Dès lors qu’ils ont quitté l’opposition en arrivant au pouvoir, en situation d’exercer la censure après en avoir été si longtemps les victimes, les courants de l’islam politique se trouvent placés dans une position qui les oblige à modifier de fond en comble leurs choix politiques en général, et à renégocier totalement leur discours sur les questions de société en particulier. Pris dans la logique de l’exercice du pouvoir, lequel passe par d’inévitables compromis entre les partisans des extrêmes, les Frères musulmans sont visiblement soumis à toutes sortes de pressions, internes et externes, locales et internationales, qui ouvrent, de manière apparemment inattendue mais en réalité assez inévitable, des espaces de liberté à ceux qui, tels El-Sobki, se montrent suffisamment malins pour exploiter les interstices du contexte actuel.
Pour beaucoup d’observateurs, pour l’opposition égyptienne et aussi une bonne partie de la population, le (second) coup d’Etat feutré que vient d’opérer, avec beaucoup d’opportunisme politique, le président Morsi, tout juste auréolé de ses succès diplomatiques à Gaza, est le prélude à une nouvelle dictature. On n’est pas obligé de les croire sur parole et on verra bien ce qu’il en sera dans les faits. A regarder la scène culturelle (au sens large du terme il est vrai), on voit bien que les choses ne sont pas si simples et que le parti Liberté et Justice va bien devoir composer, ne serait-ce que par sens politique, avec les réalités de la société égyptienne, et éviter le choc frontal, en particulier sur la question des mœurs.
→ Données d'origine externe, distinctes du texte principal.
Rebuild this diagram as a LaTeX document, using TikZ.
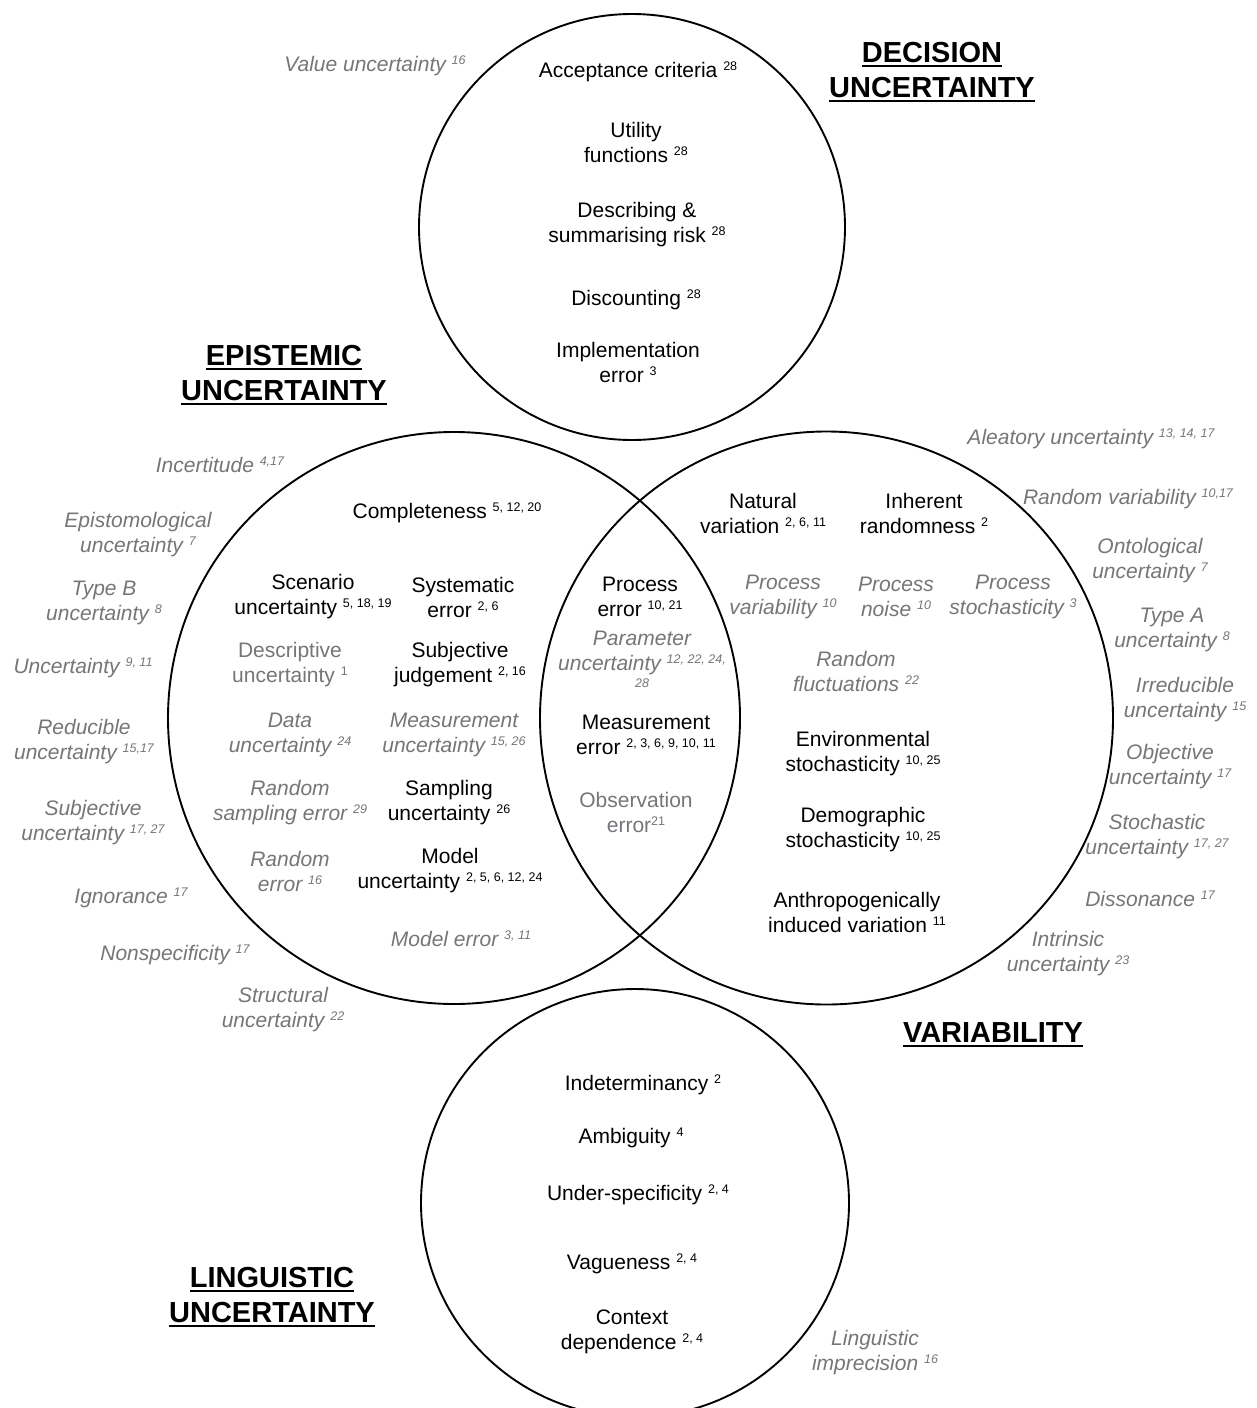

Surtout si l’interprétation populaire de la bonne règle musulmane est servie par des interprètes aussi… spirituelles que l’actrice et danseuse orientale, Sama El-Masry. La belle avait déjà défrayé la chronique en laissant dire qu’elle était l’épouse (selon les rites du mariage coutumier) d’un ex-député islamiste, devenu brusquement célèbre pour s’être prétendu victime d’une agression alors qu’il n’avait subit qu’un nose job (rien de sexuel là-dedans, c’est juste une opération esthétique). Mais depuis quelque jours, la Toile égyptienne (et arabe) se tord de rire en visionnant le clip qu’elle vient de réaliser. On la voit mettre en évidence des atouts… manifestes dans sa critique du nouveau pouvoir égyptien qu’elle éreinte (étymologiquement « rompre les reins » faut-il le rappeler!) avec force allusions transparentes à quelques-unes de ses « saillies » les plus célèbres : depuis Toz fi Masr (quelque chose comme « l’Egypte mon cul ! »), malencontreusement lâché lors d’une émission télévisée par celui qui allait devenir président, jusqu’à la mangue, fruit capiteux et source d’inépuisables plaisanteries salaces (voir ce précédent billet), dont le président Morsi, pour preuve du succès de son action, s’est vanté d’avoir fait baisser le prix !…
Pour certains (voir par exemple ici), cette vidéo est un signal important, qui marque la fin du mythe du sacro-saint dirigeant tout puissant. C’est aller un peu vite en besogne… Mais pour l’heure, il reste que la belle Sama, malgré ses allusions moqueuses au président Morsi et aux autres dirigeants des Frères musulmans, n’a pas subi les foudres de l’actuel Pharaon.